Failed or ruined non-states are commonplace. Angola, Liberia, Burundi, Sierra Leone, Ivory Coast, Central African Republic, southern Sudan, and the Republic of Congo are all emerging from ghastly fighting, all of it internally driven. The challenges each faces even to reach normal levels of African underdevelopment border on the intractable. Conflicts of varying degrees of destructiveness continue in western Sudan (Darfur), between Sudan and Chad, in northern Uganda with the Lord’s Resistance Army, in Somalia, throughout the vast Democratic Republic of the Congo (aided and abetted by Rwanda and Uganda). Nigeria is in a state of imminent implosion. The resumption of war between Ethiopia and Eritrea is a distinct possibility. Across southern Africa, the spread of hiv/aids threatens the very existence of Lesotho, Swaziland, Botswana, and Zambia; South Africa, whose well-being is key to Africa’s future, has more hiv/aids sufferers than anywhere else on earth save for India.
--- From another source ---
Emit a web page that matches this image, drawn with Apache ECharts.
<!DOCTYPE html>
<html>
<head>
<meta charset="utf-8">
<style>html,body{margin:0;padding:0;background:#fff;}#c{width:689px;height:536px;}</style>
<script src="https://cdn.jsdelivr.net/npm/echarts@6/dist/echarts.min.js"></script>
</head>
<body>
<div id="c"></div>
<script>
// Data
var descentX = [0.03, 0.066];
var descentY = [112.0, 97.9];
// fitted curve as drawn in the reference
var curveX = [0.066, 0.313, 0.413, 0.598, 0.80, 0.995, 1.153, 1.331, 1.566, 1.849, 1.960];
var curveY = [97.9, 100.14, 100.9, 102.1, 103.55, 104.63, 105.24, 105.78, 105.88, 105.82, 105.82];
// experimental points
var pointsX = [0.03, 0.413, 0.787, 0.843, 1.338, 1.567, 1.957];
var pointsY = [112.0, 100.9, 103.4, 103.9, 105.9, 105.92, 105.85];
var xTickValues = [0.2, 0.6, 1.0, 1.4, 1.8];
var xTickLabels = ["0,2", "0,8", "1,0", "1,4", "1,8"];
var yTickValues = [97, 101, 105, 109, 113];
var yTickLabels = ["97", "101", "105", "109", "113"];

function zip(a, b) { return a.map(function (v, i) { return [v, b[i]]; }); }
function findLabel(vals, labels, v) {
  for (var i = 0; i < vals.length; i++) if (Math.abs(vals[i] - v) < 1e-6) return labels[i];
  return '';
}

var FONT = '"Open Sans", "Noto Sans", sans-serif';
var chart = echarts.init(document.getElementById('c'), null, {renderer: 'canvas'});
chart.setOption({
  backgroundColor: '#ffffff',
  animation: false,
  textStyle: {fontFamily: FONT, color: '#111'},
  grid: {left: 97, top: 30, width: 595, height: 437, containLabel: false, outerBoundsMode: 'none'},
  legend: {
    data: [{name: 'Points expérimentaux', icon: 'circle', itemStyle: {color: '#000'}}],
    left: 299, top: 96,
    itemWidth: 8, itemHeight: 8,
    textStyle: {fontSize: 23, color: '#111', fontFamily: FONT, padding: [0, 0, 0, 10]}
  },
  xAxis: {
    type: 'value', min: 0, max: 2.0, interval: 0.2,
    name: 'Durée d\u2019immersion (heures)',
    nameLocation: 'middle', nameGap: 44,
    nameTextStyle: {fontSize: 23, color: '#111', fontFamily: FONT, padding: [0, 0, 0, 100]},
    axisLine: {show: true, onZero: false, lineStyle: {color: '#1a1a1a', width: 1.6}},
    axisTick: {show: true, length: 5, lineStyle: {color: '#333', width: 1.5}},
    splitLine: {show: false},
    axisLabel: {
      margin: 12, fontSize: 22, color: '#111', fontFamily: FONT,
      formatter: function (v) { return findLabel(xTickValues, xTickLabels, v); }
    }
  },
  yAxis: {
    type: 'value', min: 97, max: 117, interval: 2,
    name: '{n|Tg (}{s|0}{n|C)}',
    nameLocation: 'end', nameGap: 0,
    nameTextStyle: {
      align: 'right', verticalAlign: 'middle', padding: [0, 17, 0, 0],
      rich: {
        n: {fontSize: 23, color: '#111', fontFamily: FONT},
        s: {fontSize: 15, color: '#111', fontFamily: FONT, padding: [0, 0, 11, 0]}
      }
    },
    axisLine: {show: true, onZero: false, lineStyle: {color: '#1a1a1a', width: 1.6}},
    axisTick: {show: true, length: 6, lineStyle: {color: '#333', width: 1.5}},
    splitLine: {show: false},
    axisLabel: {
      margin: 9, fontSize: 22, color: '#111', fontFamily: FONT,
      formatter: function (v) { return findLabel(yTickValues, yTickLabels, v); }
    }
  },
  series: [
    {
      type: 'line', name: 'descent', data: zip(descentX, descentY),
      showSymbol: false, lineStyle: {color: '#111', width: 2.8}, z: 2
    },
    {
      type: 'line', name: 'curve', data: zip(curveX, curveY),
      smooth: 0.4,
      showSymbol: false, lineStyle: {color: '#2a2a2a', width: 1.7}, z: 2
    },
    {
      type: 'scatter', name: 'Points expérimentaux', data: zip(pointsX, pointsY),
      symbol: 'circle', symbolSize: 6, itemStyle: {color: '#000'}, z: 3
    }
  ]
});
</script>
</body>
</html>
Perhaps the most depressing phenomenon is the situation of girls and women. Many African countries boast the most egalitarian protocols and regulations imaginable promoting the status of women. Rwanda’s parliament has a higher percentage of women members than any other country in the world. Africa has produced a significant number of powerhouse women as well as impressive feminist ngos. Yet the distance between this development and the reality facing the majority of African women seems unbridgeable. In many African countries, in fact, women have no rights at all — they are regarded by customary law as minors, their lives in the hands of their husbands. From legal status to education to manual labour to social obligations to family responsibilities to sexual victimization, life for many, perhaps most, African girls and women is truly Hobbesian.
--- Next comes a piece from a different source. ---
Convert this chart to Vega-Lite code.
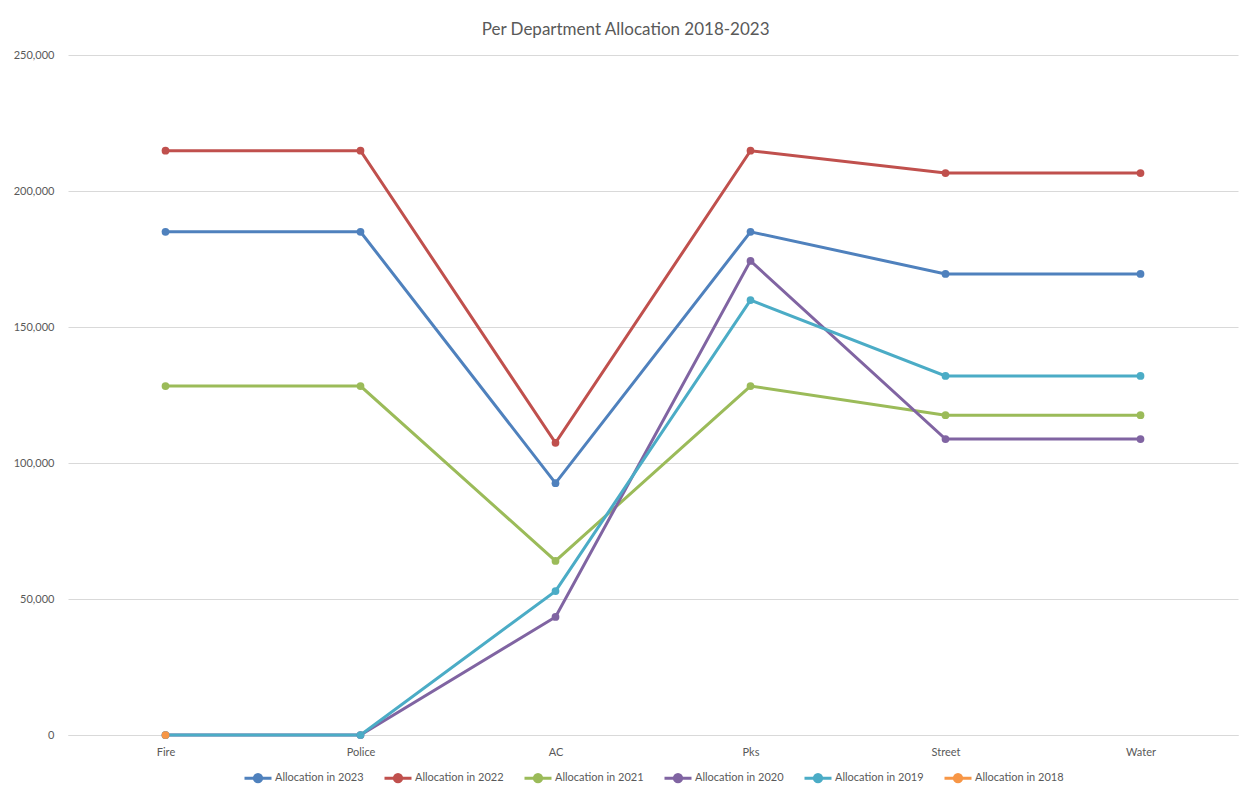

This portrait, of course, is not the entire reality of Africa today. The continent is endlessly diverse, and all generalizations have exceptions. Hundreds of millions of Africans are just like the majority of people everywhere — hardworking, trying to cope, and full of the multiple complexities of our species. Nonetheless, it’s virtually impossible not to be stunned by the pages and pages of horrid news that constitute the reality of modern-day Africa in a way that’s not true of any other part of the world. In the forty-odd years since my first visit, the dream of a continent that would show the rest of us new possibilities for the human condition has turned into a grotesque nightmare.

How do we account for Africa’s plight and what should be done? The conventional wisdom is that the problem is African and the solution is for the rich, white Western world to save Africa from itself, its leaders, its appetites, and its apparent incapacity for civilization. We give, they take. We’re active and entrepreneurial, they’re passive and dependent. We help, they’re helpless.
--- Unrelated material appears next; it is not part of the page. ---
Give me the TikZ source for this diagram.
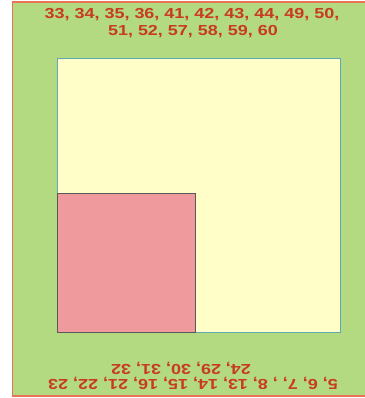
\documentclass[tikz,border=0pt]{standalone}
\usepackage{fontspec}
\setmainfont{Liberation Sans}
\definecolor{bggreen}{HTML}{B3DA80}
\definecolor{edgered}{HTML}{E8735A}
\definecolor{boxyellow}{HTML}{FFFDC8}
\definecolor{boxteal}{HTML}{5FA8B4}
\definecolor{boxpink}{HTML}{EF9A9C}
\definecolor{txtred}{HTML}{C83A22}
\begin{document}
\begin{tikzpicture}[x=1pt,y=-1pt,
  lbl/.style={text=txtred,font=\bfseries\fontsize{14.5}{17}\selectfont,inner sep=0pt,xscale=1.24}]
\useasboundingbox (0,0) rectangle (364,398);
\path[fill=bggreen] (12.5,2) rectangle (366,396);
\draw[edgered,line width=1.2pt] (366,2) -- (12.5,2) -- (12.5,396) -- (366,396);
\node[draw=boxteal,fill=boxyellow,line width=1.2pt,minimum width=283pt,minimum height=274pt,anchor=north west,inner sep=0pt] (big) at (57,58) {};
\node[draw=black!65,fill=boxpink,line width=0.8pt,minimum width=138pt,minimum height=139pt,anchor=south west,inner sep=0pt] (small) at (big.south west) {};
\node[lbl] (top1) at (192,14.5) {33, 34, 35, 36, 41, 42, 43, 44, 49, 50,};
\node[lbl] (top2) at (193,32) {51, 52, 57, 58, 59, 60};
\node[lbl,rotate=180] (bot1) at (193,383) {5, 6, 7, , 8, 13, 14, 15, 16, 21, 22, 23};
\node[lbl,rotate=180] (bot2) at (181,368.5) {24, 29, 30, 31, 32};
\end{tikzpicture}
\end{document}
There is in this neat equation more than a hint of centuries-old racist attitudes toward Africans, our era’s version of the white man’s burden. But there’s an alternative perspective on the “African problem,” one that is not nearly as self-congratulatory and dishonest. This interpretation says that rather than being the solution to Africa’s plight, Westerners are a very substantial part of the problem and have been for centuries. None of this condones or justifies African malfeasance. But it does help to explain it and to indicate different directions that need to be taken if Africa is to find its path to a better future.